### Written task
Sort through the data and copy the lines holding the word "matplotlib".

--- START Material supplied ---

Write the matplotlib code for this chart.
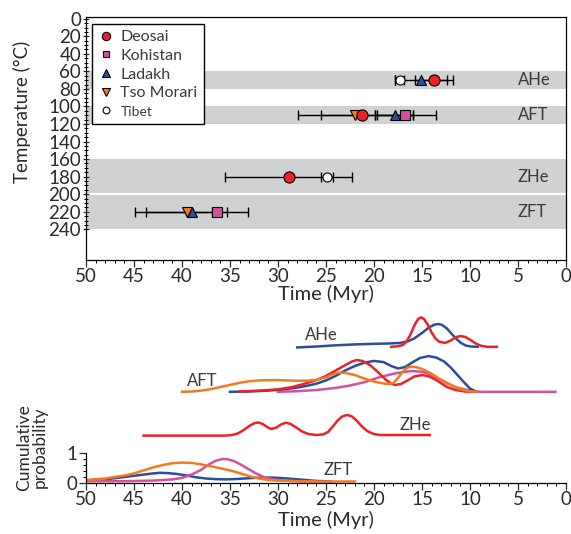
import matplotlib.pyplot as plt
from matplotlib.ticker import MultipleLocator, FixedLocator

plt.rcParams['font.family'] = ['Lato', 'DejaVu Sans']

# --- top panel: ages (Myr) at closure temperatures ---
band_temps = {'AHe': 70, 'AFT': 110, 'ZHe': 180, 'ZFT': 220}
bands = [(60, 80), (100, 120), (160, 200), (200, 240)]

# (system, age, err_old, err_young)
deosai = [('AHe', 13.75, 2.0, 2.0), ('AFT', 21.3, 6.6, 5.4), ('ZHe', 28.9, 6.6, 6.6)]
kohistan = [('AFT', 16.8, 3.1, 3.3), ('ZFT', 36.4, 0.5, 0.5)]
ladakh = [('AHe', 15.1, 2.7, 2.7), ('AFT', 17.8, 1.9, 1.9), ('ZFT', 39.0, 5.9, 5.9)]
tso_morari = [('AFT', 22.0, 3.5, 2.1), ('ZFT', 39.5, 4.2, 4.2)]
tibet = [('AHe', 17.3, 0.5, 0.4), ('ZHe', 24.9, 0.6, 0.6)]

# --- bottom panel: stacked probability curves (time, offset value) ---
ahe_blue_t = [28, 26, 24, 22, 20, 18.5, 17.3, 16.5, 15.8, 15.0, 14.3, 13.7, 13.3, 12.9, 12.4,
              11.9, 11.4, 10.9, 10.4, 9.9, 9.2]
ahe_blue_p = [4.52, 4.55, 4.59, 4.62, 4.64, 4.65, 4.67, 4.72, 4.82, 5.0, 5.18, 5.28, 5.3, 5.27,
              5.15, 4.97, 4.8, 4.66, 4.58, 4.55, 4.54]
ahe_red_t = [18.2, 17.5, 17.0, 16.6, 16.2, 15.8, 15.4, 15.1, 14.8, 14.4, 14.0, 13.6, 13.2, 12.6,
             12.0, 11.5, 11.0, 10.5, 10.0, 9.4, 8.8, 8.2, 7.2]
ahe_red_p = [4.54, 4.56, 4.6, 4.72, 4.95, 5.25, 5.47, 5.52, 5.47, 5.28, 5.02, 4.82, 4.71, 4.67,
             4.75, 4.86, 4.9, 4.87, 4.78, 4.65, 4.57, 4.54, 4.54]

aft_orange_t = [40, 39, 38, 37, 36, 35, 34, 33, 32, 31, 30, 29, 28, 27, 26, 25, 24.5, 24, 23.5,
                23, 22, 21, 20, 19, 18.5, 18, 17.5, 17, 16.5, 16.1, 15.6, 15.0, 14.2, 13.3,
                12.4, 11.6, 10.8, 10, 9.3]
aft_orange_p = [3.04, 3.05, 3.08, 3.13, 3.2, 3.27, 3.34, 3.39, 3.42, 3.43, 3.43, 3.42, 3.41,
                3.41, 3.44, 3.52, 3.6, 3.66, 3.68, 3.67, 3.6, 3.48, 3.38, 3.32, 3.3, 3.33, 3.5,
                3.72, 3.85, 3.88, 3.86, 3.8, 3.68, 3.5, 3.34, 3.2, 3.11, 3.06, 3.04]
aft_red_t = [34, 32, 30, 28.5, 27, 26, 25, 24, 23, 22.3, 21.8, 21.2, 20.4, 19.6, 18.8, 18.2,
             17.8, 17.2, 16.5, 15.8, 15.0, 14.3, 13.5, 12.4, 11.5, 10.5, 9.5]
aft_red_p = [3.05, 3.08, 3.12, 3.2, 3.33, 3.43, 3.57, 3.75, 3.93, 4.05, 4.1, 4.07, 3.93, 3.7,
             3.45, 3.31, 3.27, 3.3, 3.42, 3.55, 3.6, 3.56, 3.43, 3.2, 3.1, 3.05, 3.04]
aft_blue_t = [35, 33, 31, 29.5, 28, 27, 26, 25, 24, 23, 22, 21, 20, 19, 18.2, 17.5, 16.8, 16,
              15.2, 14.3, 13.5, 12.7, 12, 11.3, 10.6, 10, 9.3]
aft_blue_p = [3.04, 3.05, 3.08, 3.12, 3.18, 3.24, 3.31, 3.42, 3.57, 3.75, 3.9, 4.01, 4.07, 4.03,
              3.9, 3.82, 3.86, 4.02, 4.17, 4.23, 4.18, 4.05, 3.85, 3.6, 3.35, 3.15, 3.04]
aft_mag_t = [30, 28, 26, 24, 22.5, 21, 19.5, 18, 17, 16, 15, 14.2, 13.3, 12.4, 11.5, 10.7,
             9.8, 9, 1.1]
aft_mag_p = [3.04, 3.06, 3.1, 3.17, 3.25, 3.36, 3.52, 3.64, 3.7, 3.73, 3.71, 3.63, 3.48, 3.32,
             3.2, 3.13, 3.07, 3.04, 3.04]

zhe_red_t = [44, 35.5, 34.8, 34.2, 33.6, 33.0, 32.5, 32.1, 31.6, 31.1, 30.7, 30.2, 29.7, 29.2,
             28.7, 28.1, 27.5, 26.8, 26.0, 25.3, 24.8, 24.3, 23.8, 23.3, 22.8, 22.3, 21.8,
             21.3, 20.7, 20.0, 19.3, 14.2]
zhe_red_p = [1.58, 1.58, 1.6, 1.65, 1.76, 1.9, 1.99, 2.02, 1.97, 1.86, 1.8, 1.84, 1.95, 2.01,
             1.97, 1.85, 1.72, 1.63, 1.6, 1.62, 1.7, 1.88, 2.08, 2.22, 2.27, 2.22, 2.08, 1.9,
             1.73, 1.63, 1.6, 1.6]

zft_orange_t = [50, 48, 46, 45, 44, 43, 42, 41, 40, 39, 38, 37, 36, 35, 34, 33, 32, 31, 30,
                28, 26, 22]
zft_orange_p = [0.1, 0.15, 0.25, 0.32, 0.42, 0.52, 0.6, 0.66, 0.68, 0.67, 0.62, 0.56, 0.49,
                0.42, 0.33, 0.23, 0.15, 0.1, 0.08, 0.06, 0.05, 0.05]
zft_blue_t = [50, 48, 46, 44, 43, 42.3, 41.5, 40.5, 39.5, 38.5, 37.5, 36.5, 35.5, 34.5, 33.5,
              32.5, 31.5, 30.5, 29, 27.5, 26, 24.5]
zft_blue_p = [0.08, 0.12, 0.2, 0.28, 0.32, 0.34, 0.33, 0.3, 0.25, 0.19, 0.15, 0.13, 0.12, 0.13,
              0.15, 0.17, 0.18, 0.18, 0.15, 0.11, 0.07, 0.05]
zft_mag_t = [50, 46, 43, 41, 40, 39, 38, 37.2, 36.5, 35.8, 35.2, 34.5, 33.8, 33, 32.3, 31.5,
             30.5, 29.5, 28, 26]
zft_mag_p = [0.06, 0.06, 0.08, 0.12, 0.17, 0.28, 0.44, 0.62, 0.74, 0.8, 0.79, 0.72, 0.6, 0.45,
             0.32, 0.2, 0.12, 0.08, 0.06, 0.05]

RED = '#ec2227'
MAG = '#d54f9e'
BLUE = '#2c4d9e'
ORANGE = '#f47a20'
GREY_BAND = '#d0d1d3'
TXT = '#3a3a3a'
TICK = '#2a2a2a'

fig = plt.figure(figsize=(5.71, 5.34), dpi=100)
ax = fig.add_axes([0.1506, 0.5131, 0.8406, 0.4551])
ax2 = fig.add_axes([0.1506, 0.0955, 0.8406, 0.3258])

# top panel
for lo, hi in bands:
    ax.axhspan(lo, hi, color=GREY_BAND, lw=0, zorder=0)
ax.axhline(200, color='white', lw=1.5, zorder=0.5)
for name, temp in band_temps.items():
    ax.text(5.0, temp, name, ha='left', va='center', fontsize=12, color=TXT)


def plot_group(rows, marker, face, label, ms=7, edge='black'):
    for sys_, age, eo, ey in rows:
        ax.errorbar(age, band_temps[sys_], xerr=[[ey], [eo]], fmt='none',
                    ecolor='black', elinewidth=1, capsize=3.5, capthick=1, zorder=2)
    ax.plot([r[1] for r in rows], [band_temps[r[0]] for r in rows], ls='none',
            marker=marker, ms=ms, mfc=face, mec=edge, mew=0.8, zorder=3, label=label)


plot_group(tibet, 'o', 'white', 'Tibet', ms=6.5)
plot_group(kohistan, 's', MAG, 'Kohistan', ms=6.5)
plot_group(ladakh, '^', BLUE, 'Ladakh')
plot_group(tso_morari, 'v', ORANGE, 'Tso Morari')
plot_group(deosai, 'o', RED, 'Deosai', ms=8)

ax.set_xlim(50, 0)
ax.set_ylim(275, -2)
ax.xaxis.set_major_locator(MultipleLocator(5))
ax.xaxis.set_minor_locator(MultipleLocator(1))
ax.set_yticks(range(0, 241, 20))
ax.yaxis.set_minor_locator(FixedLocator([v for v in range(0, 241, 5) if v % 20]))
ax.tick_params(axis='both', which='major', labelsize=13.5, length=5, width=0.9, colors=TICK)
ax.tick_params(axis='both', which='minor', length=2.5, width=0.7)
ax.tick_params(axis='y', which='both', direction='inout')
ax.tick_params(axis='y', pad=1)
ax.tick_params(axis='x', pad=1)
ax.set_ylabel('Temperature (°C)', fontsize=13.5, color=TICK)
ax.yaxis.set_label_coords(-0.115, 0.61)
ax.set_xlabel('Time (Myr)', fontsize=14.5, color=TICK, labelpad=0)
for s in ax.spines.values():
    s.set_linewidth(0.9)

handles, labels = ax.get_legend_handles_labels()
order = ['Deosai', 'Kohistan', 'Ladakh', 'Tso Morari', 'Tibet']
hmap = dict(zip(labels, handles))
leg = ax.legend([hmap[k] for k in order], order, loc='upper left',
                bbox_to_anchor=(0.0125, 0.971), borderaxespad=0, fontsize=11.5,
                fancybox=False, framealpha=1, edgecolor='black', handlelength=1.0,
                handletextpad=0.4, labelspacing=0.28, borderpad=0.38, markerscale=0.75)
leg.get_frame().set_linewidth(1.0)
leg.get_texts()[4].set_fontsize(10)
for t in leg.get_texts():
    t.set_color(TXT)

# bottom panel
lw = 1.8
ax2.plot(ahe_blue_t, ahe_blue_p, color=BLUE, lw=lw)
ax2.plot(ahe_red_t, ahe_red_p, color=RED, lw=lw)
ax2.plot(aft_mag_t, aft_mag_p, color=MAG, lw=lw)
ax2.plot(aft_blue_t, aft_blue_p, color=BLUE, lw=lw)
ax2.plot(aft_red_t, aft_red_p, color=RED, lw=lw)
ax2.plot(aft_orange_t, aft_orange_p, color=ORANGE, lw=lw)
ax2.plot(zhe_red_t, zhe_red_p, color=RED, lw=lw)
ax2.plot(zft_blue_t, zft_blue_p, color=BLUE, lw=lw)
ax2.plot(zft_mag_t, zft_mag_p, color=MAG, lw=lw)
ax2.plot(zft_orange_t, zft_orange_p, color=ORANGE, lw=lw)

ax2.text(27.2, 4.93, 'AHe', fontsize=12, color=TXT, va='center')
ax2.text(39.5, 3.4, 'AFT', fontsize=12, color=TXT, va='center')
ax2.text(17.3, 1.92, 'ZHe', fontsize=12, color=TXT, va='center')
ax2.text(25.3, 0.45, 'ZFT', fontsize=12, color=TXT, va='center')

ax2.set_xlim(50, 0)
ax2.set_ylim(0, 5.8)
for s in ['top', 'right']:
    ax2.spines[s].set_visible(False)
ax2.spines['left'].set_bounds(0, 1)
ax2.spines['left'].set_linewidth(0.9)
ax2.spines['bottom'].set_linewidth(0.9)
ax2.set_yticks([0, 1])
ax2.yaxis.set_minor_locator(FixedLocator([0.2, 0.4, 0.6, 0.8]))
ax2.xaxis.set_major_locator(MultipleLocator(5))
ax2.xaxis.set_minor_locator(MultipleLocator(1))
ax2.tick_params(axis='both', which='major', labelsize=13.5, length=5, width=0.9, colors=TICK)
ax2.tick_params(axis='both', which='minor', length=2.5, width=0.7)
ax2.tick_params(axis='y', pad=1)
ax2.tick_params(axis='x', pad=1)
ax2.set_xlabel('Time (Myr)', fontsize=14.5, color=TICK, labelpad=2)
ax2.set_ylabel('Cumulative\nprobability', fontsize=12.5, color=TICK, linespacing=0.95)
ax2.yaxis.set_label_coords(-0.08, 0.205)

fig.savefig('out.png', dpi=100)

--- END Material supplied ---
--- START Material supplied ---

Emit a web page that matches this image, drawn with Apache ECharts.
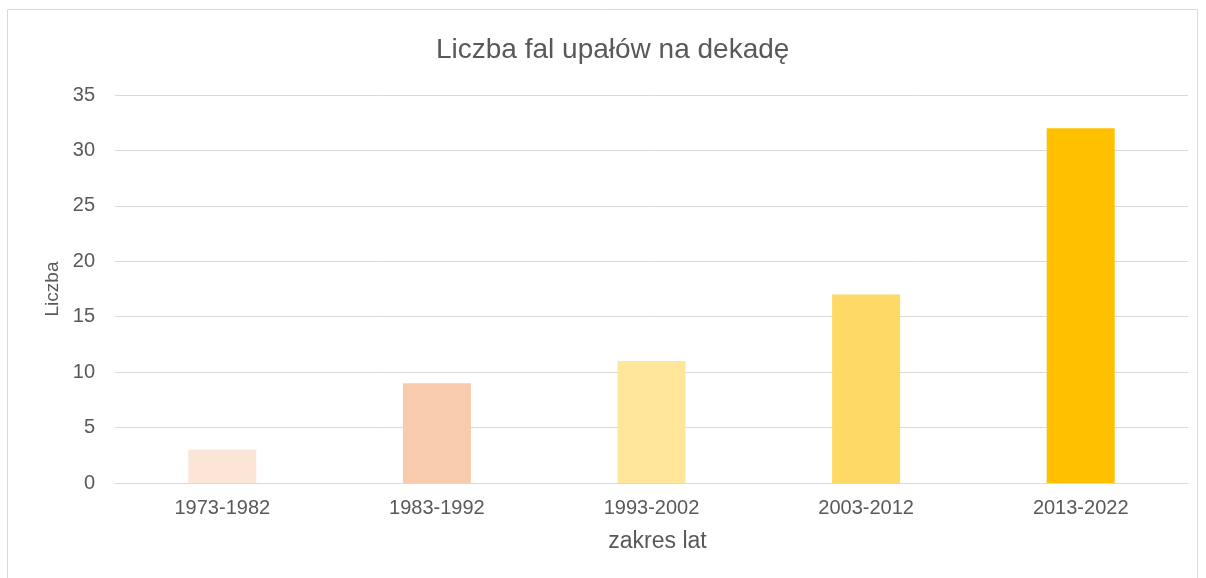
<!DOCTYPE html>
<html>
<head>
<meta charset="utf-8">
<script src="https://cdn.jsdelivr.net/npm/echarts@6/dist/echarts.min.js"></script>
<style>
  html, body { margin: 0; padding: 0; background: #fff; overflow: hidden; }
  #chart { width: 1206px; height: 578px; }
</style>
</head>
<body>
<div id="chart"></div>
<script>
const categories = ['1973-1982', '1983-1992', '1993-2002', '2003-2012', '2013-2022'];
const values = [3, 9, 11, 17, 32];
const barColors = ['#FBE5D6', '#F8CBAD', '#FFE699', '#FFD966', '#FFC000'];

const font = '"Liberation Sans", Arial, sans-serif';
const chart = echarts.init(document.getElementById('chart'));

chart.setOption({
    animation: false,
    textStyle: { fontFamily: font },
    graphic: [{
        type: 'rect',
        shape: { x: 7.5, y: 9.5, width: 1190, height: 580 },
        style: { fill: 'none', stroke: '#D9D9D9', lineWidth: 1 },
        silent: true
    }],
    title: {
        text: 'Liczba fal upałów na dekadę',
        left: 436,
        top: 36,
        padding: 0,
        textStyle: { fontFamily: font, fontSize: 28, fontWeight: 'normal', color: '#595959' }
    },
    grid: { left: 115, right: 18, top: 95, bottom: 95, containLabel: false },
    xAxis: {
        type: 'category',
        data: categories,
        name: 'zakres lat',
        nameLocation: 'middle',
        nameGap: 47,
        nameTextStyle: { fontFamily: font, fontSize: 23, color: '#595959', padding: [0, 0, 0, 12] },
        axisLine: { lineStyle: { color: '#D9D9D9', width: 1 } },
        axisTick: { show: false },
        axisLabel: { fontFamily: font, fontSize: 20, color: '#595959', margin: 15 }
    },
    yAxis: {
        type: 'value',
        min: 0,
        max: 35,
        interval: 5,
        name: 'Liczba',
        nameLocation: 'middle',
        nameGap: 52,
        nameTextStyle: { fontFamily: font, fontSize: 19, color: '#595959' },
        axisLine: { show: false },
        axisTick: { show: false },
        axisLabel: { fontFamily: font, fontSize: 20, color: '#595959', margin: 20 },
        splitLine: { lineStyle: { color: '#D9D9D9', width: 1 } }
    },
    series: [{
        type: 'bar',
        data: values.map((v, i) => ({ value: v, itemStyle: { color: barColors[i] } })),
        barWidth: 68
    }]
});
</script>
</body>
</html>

--- END Material supplied ---

### Solution for this problem
Write the matplotlib code for this chart.
import matplotlib.pyplot as plt
from matplotlib.ticker import MultipleLocator, FixedLocator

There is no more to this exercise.